Taking _aethera_ as a nominative plural is the only way I can make syntactical sense of the first line. I am well aware that in 'proper' classical Latin, _aether_ is masculine (as is, at least usually, the Greek αἰθήρ from which it is borrowed), and _aethera_ 'ought' to be a (Greek) accusative singular. But given the date and provenience of this text (see # 1 again), I think we have to allow the author a little latitude as regards the finer points of classical rectitude.

Σ


----------



## Dib

Indeed. Also, I found this in Lewis & Short: "plur. in late Lat. aethera". So, it seems to have occurred with some frequency in Late Latin.


----------



## Scholiast

@Dib (# 20)

Good. It seems that L&S were a step ahead of _OLD_, then, which seems not to mention this.

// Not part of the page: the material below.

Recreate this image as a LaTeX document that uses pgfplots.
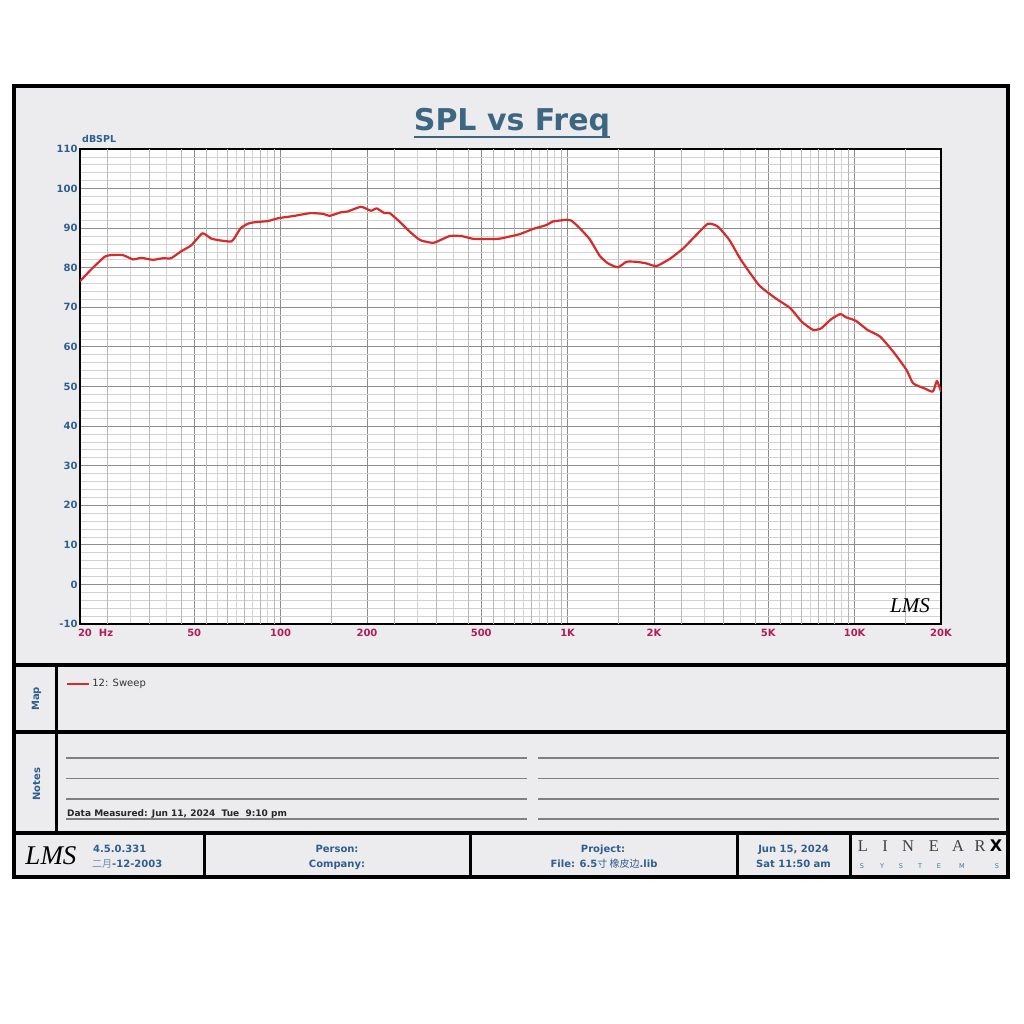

And by the way, in those inflected Indo-European languages which have a neuter gender (at least those I know anything of—Latin, Greek, German and a smattering of Russian), nominative and accusative forms are always identical.

Σ


----------



## Dib

Scholiast said:


> And by the way, in those inflected Indo-European languages which have a neuter gender (at least those I know anything of—Latin, Greek, German and a smattering of Russian), nominative and accusative forms are always identical.



Yes, provided they haven't restructured their inflexional case system. So, New Indo-Aryan languages, e.g. Gujarati, cannot be readily reconciled with this observation, because they have undergone a thorough restructuring.


----------